■ **Exercise aim**: Quote all entries exactly, leaving pictures aside.

■ **Source records**:
════

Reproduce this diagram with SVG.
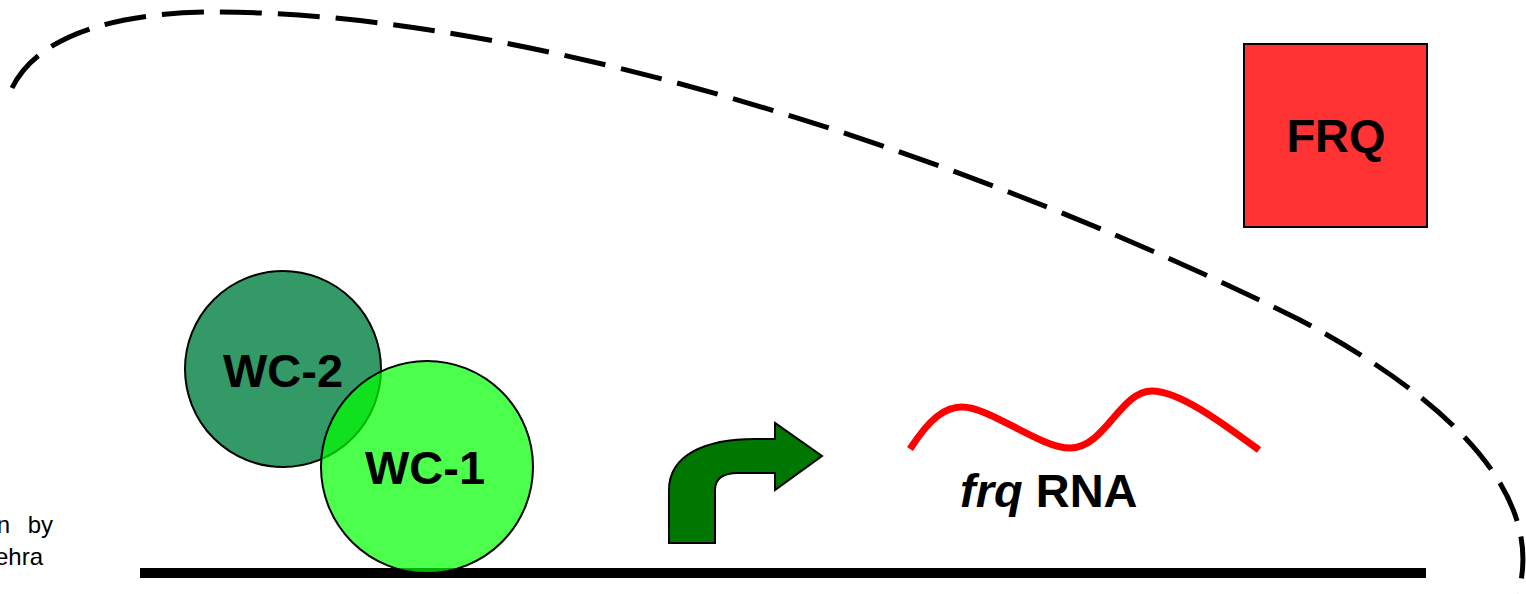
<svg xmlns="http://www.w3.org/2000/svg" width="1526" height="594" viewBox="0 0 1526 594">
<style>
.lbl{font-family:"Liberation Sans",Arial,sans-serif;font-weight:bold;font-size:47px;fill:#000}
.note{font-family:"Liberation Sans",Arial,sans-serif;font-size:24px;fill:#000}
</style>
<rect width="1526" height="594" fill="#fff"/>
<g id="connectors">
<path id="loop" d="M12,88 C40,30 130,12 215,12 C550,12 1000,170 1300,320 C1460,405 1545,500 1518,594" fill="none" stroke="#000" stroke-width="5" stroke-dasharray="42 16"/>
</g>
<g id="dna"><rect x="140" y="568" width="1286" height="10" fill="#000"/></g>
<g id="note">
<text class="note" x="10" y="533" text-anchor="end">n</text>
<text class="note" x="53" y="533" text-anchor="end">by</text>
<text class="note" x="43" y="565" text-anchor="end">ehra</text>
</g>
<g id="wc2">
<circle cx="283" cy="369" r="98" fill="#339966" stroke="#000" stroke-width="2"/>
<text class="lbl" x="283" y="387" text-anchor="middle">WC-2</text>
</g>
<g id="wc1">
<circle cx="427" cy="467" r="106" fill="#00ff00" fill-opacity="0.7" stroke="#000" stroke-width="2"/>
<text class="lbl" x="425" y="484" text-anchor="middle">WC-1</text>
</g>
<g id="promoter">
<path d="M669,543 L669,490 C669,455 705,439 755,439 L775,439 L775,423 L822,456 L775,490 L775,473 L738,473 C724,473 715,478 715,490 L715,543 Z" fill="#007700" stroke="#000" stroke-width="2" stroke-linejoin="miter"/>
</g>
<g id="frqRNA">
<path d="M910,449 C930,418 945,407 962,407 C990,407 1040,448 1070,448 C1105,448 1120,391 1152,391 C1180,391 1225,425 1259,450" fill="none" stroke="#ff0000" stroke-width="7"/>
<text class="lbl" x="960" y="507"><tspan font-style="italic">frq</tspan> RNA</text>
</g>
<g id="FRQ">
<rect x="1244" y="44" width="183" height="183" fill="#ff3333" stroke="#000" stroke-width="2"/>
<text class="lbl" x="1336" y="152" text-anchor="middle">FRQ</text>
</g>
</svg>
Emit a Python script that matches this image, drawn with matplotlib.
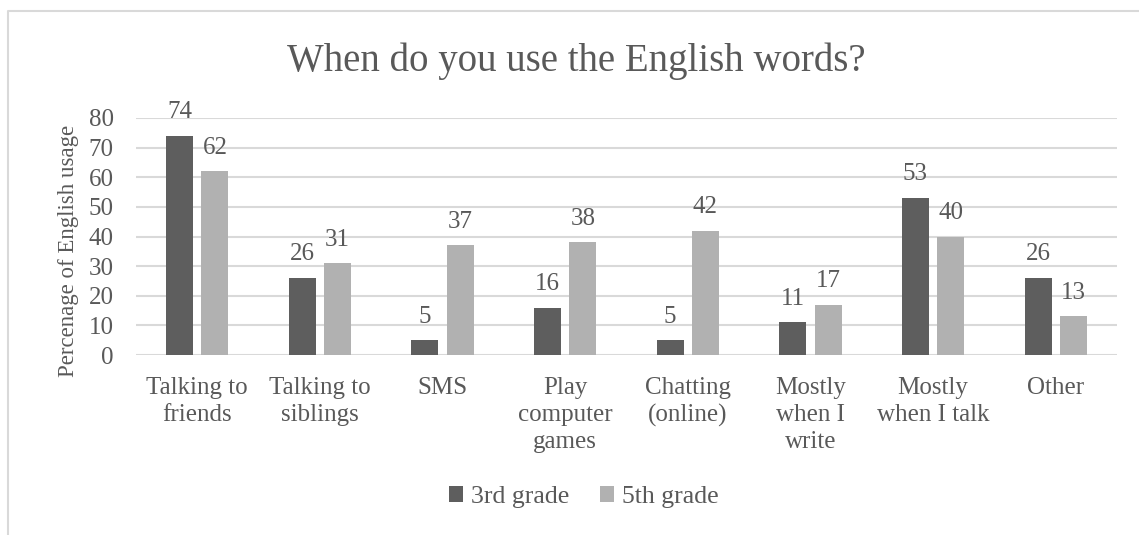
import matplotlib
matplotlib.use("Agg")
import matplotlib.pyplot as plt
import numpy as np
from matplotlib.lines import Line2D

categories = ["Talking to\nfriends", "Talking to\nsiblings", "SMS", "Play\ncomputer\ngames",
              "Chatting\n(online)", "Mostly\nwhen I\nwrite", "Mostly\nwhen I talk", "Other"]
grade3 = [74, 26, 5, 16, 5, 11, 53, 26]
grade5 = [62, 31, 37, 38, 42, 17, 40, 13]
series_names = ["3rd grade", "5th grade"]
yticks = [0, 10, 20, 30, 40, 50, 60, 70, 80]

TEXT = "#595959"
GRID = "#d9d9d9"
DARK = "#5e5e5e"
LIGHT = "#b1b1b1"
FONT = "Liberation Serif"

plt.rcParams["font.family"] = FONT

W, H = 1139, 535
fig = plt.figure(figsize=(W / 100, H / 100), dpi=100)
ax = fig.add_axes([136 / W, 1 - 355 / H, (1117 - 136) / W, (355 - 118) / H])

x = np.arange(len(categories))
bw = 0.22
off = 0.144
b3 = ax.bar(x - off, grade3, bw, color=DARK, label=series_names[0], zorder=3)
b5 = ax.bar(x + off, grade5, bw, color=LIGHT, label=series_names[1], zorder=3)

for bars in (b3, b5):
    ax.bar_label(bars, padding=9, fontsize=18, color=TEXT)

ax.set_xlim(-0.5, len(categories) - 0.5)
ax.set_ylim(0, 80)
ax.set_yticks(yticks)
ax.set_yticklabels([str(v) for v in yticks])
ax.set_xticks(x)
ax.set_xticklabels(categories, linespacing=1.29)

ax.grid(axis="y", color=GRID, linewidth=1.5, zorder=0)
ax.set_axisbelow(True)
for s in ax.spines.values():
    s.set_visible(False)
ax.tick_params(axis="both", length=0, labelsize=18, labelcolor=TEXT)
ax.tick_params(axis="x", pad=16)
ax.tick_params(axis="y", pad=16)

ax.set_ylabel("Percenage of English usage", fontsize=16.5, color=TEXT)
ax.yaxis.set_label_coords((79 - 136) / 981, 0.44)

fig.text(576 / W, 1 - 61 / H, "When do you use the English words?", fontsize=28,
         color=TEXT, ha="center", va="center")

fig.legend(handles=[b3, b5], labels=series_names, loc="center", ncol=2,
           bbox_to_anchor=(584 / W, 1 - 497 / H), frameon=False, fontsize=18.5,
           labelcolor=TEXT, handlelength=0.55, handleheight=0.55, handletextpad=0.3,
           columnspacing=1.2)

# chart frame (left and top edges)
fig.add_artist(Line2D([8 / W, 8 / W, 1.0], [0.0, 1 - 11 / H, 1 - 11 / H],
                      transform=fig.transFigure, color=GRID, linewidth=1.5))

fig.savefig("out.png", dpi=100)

════

■ **Answer to this problem**:
Reproduce this diagram with SVG.
<svg xmlns="http://www.w3.org/2000/svg" width="1526" height="594" viewBox="0 0 1526 594">
<style>
.lbl{font-family:"Liberation Sans",Arial,sans-serif;font-weight:bold;font-size:47px;fill:#000}
.note{font-family:"Liberation Sans",Arial,sans-serif;font-size:24px;fill:#000}
</style>
<rect width="1526" height="594" fill="#fff"/>
<g id="connectors">
<path id="loop" d="M12,88 C40,30 130,12 215,12 C550,12 1000,170 1300,320 C1460,405 1545,500 1518,594" fill="none" stroke="#000" stroke-width="5" stroke-dasharray="42 16"/>
</g>
<g id="dna"><rect x="140" y="568" width="1286" height="10" fill="#000"/></g>
<g id="note">
<text class="note" x="10" y="533" text-anchor="end">n</text>
<text class="note" x="53" y="533" text-anchor="end">by</text>
<text class="note" x="43" y="565" text-anchor="end">ehra</text>
</g>
<g id="wc2">
<circle cx="283" cy="369" r="98" fill="#339966" stroke="#000" stroke-width="2"/>
<text class="lbl" x="283" y="387" text-anchor="middle">WC-2</text>
</g>
<g id="wc1">
<circle cx="427" cy="467" r="106" fill="#00ff00" fill-opacity="0.7" stroke="#000" stroke-width="2"/>
<text class="lbl" x="425" y="484" text-anchor="middle">WC-1</text>
</g>
<g id="promoter">
<path d="M669,543 L669,490 C669,455 705,439 755,439 L775,439 L775,423 L822,456 L775,490 L775,473 L738,473 C724,473 715,478 715,490 L715,543 Z" fill="#007700" stroke="#000" stroke-width="2" stroke-linejoin="miter"/>
</g>
<g id="frqRNA">
<path d="M910,449 C930,418 945,407 962,407 C990,407 1040,448 1070,448 C1105,448 1120,391 1152,391 C1180,391 1225,425 1259,450" fill="none" stroke="#ff0000" stroke-width="7"/>
<text class="lbl" x="960" y="507"><tspan font-style="italic">frq</tspan> RNA</text>
</g>
<g id="FRQ">
<rect x="1244" y="44" width="183" height="183" fill="#ff3333" stroke="#000" stroke-width="2"/>
<text class="lbl" x="1336" y="152" text-anchor="middle">FRQ</text>
</g>
</svg>
Emit a Python script that matches this image, drawn with matplotlib.
import matplotlib
matplotlib.use("Agg")
import matplotlib.pyplot as plt
import numpy as np
from matplotlib.lines import Line2D

categories = ["Talking to\nfriends", "Talking to\nsiblings", "SMS", "Play\ncomputer\ngames",
              "Chatting\n(online)", "Mostly\nwhen I\nwrite", "Mostly\nwhen I talk", "Other"]
grade3 = [74, 26, 5, 16, 5, 11, 53, 26]
grade5 = [62, 31, 37, 38, 42, 17, 40, 13]
series_names = ["3rd grade", "5th grade"]
yticks = [0, 10, 20, 30, 40, 50, 60, 70, 80]

TEXT = "#595959"
GRID = "#d9d9d9"
DARK = "#5e5e5e"
LIGHT = "#b1b1b1"
FONT = "Liberation Serif"

plt.rcParams["font.family"] = FONT

W, H = 1139, 535
fig = plt.figure(figsize=(W / 100, H / 100), dpi=100)
ax = fig.add_axes([136 / W, 1 - 355 / H, (1117 - 136) / W, (355 - 118) / H])

x = np.arange(len(categories))
bw = 0.22
off = 0.144
b3 = ax.bar(x - off, grade3, bw, color=DARK, label=series_names[0], zorder=3)
b5 = ax.bar(x + off, grade5, bw, color=LIGHT, label=series_names[1], zorder=3)

for bars in (b3, b5):
    ax.bar_label(bars, padding=9, fontsize=18, color=TEXT)

ax.set_xlim(-0.5, len(categories) - 0.5)
ax.set_ylim(0, 80)
ax.set_yticks(yticks)
ax.set_yticklabels([str(v) for v in yticks])
ax.set_xticks(x)
ax.set_xticklabels(categories, linespacing=1.29)

ax.grid(axis="y", color=GRID, linewidth=1.5, zorder=0)
ax.set_axisbelow(True)
for s in ax.spines.values():
    s.set_visible(False)
ax.tick_params(axis="both", length=0, labelsize=18, labelcolor=TEXT)
ax.tick_params(axis="x", pad=16)
ax.tick_params(axis="y", pad=16)

ax.set_ylabel("Percenage of English usage", fontsize=16.5, color=TEXT)
ax.yaxis.set_label_coords((79 - 136) / 981, 0.44)

fig.text(576 / W, 1 - 61 / H, "When do you use the English words?", fontsize=28,
         color=TEXT, ha="center", va="center")

fig.legend(handles=[b3, b5], labels=series_names, loc="center", ncol=2,
           bbox_to_anchor=(584 / W, 1 - 497 / H), frameon=False, fontsize=18.5,
           labelcolor=TEXT, handlelength=0.55, handleheight=0.55, handletextpad=0.3,
           columnspacing=1.2)

# chart frame (left and top edges)
fig.add_artist(Line2D([8 / W, 8 / W, 1.0], [0.0, 1 - 11 / H, 1 - 11 / H],
                      transform=fig.transFigure, color=GRID, linewidth=1.5))

fig.savefig("out.png", dpi=100)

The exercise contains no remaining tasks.